- _Information supplied_
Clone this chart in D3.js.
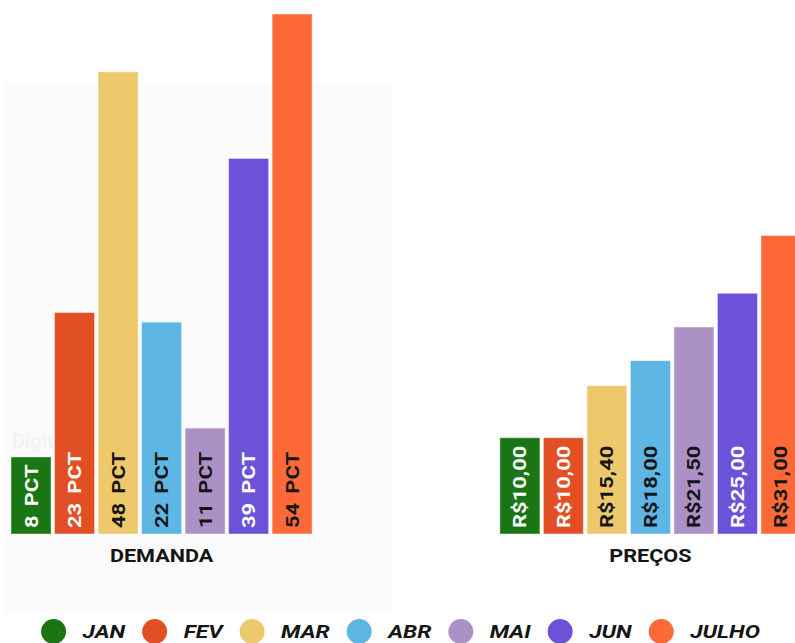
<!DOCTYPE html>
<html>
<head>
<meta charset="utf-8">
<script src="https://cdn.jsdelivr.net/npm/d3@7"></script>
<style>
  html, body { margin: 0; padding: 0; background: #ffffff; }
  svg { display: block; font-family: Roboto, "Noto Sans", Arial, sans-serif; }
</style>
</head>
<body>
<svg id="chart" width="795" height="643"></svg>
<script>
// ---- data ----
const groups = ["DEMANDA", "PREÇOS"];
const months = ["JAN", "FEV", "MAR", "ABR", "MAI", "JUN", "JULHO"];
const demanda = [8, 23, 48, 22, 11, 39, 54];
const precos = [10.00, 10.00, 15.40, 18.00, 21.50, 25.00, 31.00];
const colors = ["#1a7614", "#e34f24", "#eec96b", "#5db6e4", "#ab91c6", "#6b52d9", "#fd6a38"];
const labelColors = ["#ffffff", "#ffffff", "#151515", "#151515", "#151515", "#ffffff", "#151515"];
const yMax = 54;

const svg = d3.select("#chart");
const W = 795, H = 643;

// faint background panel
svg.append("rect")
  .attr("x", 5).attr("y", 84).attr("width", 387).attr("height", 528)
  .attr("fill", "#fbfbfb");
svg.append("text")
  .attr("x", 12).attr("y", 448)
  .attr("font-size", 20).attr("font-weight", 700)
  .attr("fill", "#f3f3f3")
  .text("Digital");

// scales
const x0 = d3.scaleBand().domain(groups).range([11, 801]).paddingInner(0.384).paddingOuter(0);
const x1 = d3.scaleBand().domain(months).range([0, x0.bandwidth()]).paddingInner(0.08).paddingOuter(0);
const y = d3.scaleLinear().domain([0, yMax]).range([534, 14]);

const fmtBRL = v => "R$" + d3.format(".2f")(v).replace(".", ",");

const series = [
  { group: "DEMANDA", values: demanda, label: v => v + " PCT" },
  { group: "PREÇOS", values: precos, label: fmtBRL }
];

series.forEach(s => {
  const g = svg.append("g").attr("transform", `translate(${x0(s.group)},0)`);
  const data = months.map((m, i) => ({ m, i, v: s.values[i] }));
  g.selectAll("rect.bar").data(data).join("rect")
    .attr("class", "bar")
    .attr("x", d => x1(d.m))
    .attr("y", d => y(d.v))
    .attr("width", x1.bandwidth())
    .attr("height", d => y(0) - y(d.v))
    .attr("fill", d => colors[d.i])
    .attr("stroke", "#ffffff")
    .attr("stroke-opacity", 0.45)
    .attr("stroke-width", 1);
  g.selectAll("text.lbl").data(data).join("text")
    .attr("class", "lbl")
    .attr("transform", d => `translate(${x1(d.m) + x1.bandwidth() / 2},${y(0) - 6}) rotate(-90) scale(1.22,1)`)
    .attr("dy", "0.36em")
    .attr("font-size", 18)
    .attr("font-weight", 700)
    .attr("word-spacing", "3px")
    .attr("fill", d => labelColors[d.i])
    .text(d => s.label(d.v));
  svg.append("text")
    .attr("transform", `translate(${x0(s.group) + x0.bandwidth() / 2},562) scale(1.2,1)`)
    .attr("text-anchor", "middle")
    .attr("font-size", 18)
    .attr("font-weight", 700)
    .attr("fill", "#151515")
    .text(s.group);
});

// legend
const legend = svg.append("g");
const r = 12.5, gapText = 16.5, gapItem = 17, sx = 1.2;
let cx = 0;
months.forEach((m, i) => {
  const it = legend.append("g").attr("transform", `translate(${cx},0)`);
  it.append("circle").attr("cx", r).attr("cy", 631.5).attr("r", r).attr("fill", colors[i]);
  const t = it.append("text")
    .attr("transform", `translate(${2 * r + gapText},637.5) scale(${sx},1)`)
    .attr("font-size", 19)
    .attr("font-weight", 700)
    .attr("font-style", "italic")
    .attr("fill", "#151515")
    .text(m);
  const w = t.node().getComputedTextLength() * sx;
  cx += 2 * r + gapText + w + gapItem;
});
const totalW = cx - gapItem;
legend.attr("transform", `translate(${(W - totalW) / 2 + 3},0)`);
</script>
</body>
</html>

- _Your instructions_
Extract the full listing above verbatim; pictures are to be left out of the copy.

- _Problem solution_
Clone this chart in D3.js.
<!DOCTYPE html>
<html>
<head>
<meta charset="utf-8">
<script src="https://cdn.jsdelivr.net/npm/d3@7"></script>
<style>
  html, body { margin: 0; padding: 0; background: #ffffff; }
  svg { display: block; font-family: Roboto, "Noto Sans", Arial, sans-serif; }
</style>
</head>
<body>
<svg id="chart" width="795" height="643"></svg>
<script>
// ---- data ----
const groups = ["DEMANDA", "PREÇOS"];
const months = ["JAN", "FEV", "MAR", "ABR", "MAI", "JUN", "JULHO"];
const demanda = [8, 23, 48, 22, 11, 39, 54];
const precos = [10.00, 10.00, 15.40, 18.00, 21.50, 25.00, 31.00];
const colors = ["#1a7614", "#e34f24", "#eec96b", "#5db6e4", "#ab91c6", "#6b52d9", "#fd6a38"];
const labelColors = ["#ffffff", "#ffffff", "#151515", "#151515", "#151515", "#ffffff", "#151515"];
const yMax = 54;

const svg = d3.select("#chart");
const W = 795, H = 643;

// faint background panel
svg.append("rect")
  .attr("x", 5).attr("y", 84).attr("width", 387).attr("height", 528)
  .attr("fill", "#fbfbfb");
svg.append("text")
  .attr("x", 12).attr("y", 448)
  .attr("font-size", 20).attr("font-weight", 700)
  .attr("fill", "#f3f3f3")
  .text("Digital");

// scales
const x0 = d3.scaleBand().domain(groups).range([11, 801]).paddingInner(0.384).paddingOuter(0);
const x1 = d3.scaleBand().domain(months).range([0, x0.bandwidth()]).paddingInner(0.08).paddingOuter(0);
const y = d3.scaleLinear().domain([0, yMax]).range([534, 14]);

const fmtBRL = v => "R$" + d3.format(".2f")(v).replace(".", ",");

const series = [
  { group: "DEMANDA", values: demanda, label: v => v + " PCT" },
  { group: "PREÇOS", values: precos, label: fmtBRL }
];

series.forEach(s => {
  const g = svg.append("g").attr("transform", `translate(${x0(s.group)},0)`);
  const data = months.map((m, i) => ({ m, i, v: s.values[i] }));
  g.selectAll("rect.bar").data(data).join("rect")
    .attr("class", "bar")
    .attr("x", d => x1(d.m))
    .attr("y", d => y(d.v))
    .attr("width", x1.bandwidth())
    .attr("height", d => y(0) - y(d.v))
    .attr("fill", d => colors[d.i])
    .attr("stroke", "#ffffff")
    .attr("stroke-opacity", 0.45)
    .attr("stroke-width", 1);
  g.selectAll("text.lbl").data(data).join("text")
    .attr("class", "lbl")
    .attr("transform", d => `translate(${x1(d.m) + x1.bandwidth() / 2},${y(0) - 6}) rotate(-90) scale(1.22,1)`)
    .attr("dy", "0.36em")
    .attr("font-size", 18)
    .attr("font-weight", 700)
    .attr("word-spacing", "3px")
    .attr("fill", d => labelColors[d.i])
    .text(d => s.label(d.v));
  svg.append("text")
    .attr("transform", `translate(${x0(s.group) + x0.bandwidth() / 2},562) scale(1.2,1)`)
    .attr("text-anchor", "middle")
    .attr("font-size", 18)
    .attr("font-weight", 700)
    .attr("fill", "#151515")
    .text(s.group);
});

// legend
const legend = svg.append("g");
const r = 12.5, gapText = 16.5, gapItem = 17, sx = 1.2;
let cx = 0;
months.forEach((m, i) => {
  const it = legend.append("g").attr("transform", `translate(${cx},0)`);
  it.append("circle").attr("cx", r).attr("cy", 631.5).attr("r", r).attr("fill", colors[i]);
  const t = it.append("text")
    .attr("transform", `translate(${2 * r + gapText},637.5) scale(${sx},1)`)
    .attr("font-size", 19)
    .attr("font-weight", 700)
    .attr("font-style", "italic")
    .attr("fill", "#151515")
    .text(m);
  const w = t.node().getComputedTextLength() * sx;
  cx += 2 * r + gapText + w + gapItem;
});
const totalW = cx - gapItem;
legend.attr("transform", `translate(${(W - totalW) / 2 + 3},0)`);
</script>
</body>
</html>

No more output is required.